Minas Gerais é hoje o maior produtor de café do Brasil. Segundo a Embrapa (2017), o estado representa 54,7% da produção nacional e 54% (2021) do faturamento do café vendido pela nação. Empreendedoras que adentram este universo têm muito mais em comum do que podem aparentar, como bem descreve Fabiane dos Santos, proprietária do Cheirin Bão de Uberaba: “Como para toda Goiana, o café é intrínseco aos agrados e reuniões de família e amigos. Desde criança sou apaixonada pelo ritual do café observando a satisfação da minha avó materna em servir o seu cafezinho como um presente imaterial.” 

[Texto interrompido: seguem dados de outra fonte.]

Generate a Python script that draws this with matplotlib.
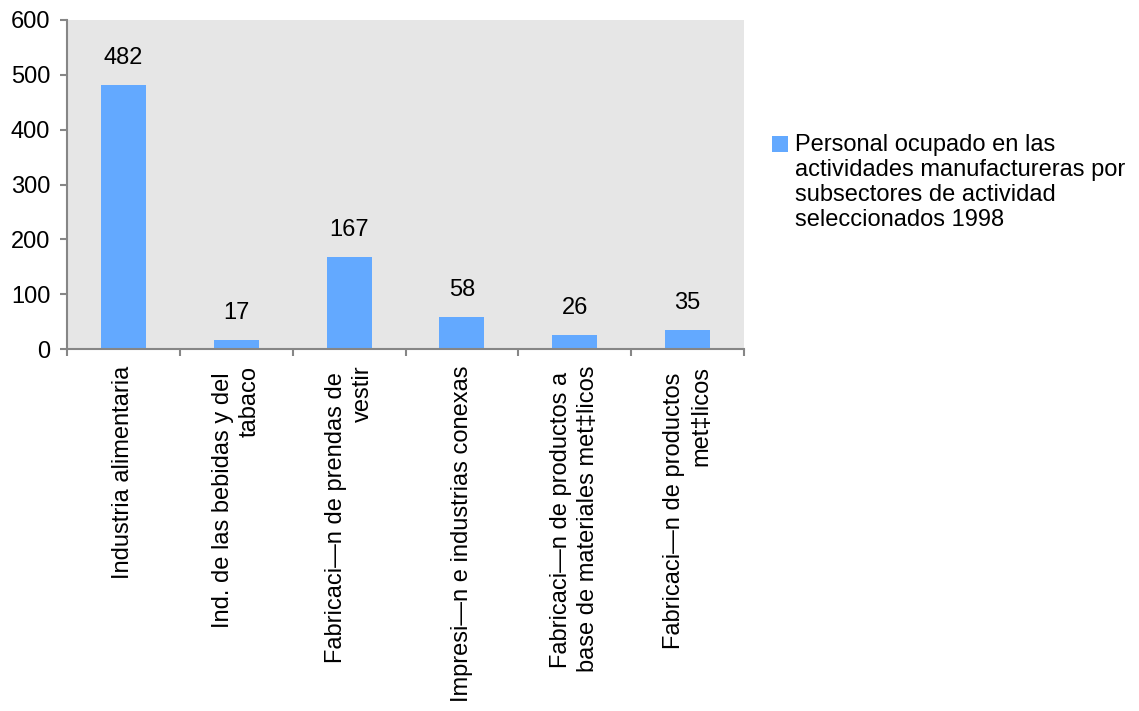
import matplotlib
matplotlib.use("Agg")
import matplotlib.pyplot as plt
from matplotlib.patches import Rectangle

plt.rcParams['font.family'] = ['Liberation Sans', 'DejaVu Sans']

categories = [
    "Industria alimentaria",
    "Ind. de las bebidas y del \ntabaco",
    "Fabricaci\u2014n de prendas de \nvestir",
    "Impresi\u2014n e industrias conexas",
    "Fabricaci\u2014n de productos a \nbase de materiales met\u2021licos",
    "Fabricaci\u2014n de productos \nmet\u2021licos",
]
values = [482, 17, 167, 58, 26, 35]
series_name = ("Personal ocupado en las\nactividades manufactureras por\n"
               "subsectores de actividad\nseleccionados 1998")
y_ticks = [0, 100, 200, 300, 400, 500, 600]

BAR_COLOR = "#63A9FF"
BG_COLOR = "#E6E6E6"
AXIS_COLOR = "#868686"
FS = 17

fig = plt.figure(figsize=(11.39, 7.11), dpi=100)
ax = fig.add_axes([67 / 1139, 1 - 349 / 711, (744 - 67) / 1139, (349 - 20) / 711])
ax.set_facecolor(BG_COLOR)

x = list(range(len(categories)))
ax.bar(x, values, width=0.40, color=BAR_COLOR, zorder=2)

for xi, v in zip(x, values):
    ax.annotate(str(v), (xi, v), xytext=(0, 19.5), textcoords="offset points",
                ha="center", va="center", fontsize=FS, color="black")

ax.set_xlim(-0.5, len(categories) - 0.5)
ax.set_ylim(0, 600)
ax.set_yticks(y_ticks)
ax.set_yticklabels([str(t) for t in y_ticks], fontsize=FS)

# category boundaries carry the tick marks; labels sit at bar centres
ax.set_xticks([i - 0.5 for i in range(len(categories) + 1)])
ax.set_xticklabels([])
ax.set_xticks(x, minor=True)
ax.set_xticklabels(categories, minor=True, rotation=90, fontsize=FS,
                   ha="center", va="top", multialignment="right")
for lbl in ax.get_xticklabels(minor=True):
    lbl.set_linespacing(1.28)
ax.tick_params(axis="x", which="minor", length=0, pad=12)
ax.tick_params(axis="x", which="major", direction="out", length=5,
               width=1.5, color=AXIS_COLOR)
ax.tick_params(axis="y", direction="out", length=5, width=1.5,
               color=AXIS_COLOR, pad=7)

for side in ("top", "right"):
    ax.spines[side].set_visible(False)
for side in ("left", "bottom"):
    ax.spines[side].set_color(AXIS_COLOR)
    ax.spines[side].set_linewidth(1.5)

# legend: swatch aligned with the first text line
fig.patches.append(Rectangle((772 / 1139, 1 - 152 / 711), 16 / 1139, 16 / 711,
                             transform=fig.transFigure, facecolor=BAR_COLOR,
                             edgecolor="none"))
fig.text(795 / 1139, 1 - 134 / 711, series_name, fontsize=FS, va="top",
         ha="left", linespacing=1.17)

fig.savefig("out.png", dpi=100)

Experiência muito semelhante é descrita por Flavia Correia Pereira, engenheira de alimentos e no mercado há 18 anos, hoje à frente da Cafeteria Mais 1 Café: “O café sempre fez parte do meu dia-a-dia; por costume familiar tomei gosto pela bebida. O paladar brasileiro já consegue identificar no café uma bebida que pode trazer uma experiência incrível!” 


A Lenda do Café 


Reza a lenda que o café foi descoberto no século IX, nas terras altas da Etiópia (Cafa e Enária – Cafa pode ser a responsável pelo nome café, há cerca de mil anos). A história conta que um pastor chamado Kaldi notou que as cabras ficavam mais ativas quando comiam os frutos de certa planta. Quando ele decidiu provar destes frutos, também se sentiu com mais energia. O pastor levou alguns destes frutos a um monge, que começou a utilizá-los na forma de chá, ao descobrir que esta bebida o ajudava a resistir ao sono durante os períodos de meditação e oração. Esta descoberta se espalhou depressa por vários mosteiros, criando uma procura pelo café. Evidencias mostram que o café foi cultivado pela primeira vez em monastérios islâmicos, no Yemen.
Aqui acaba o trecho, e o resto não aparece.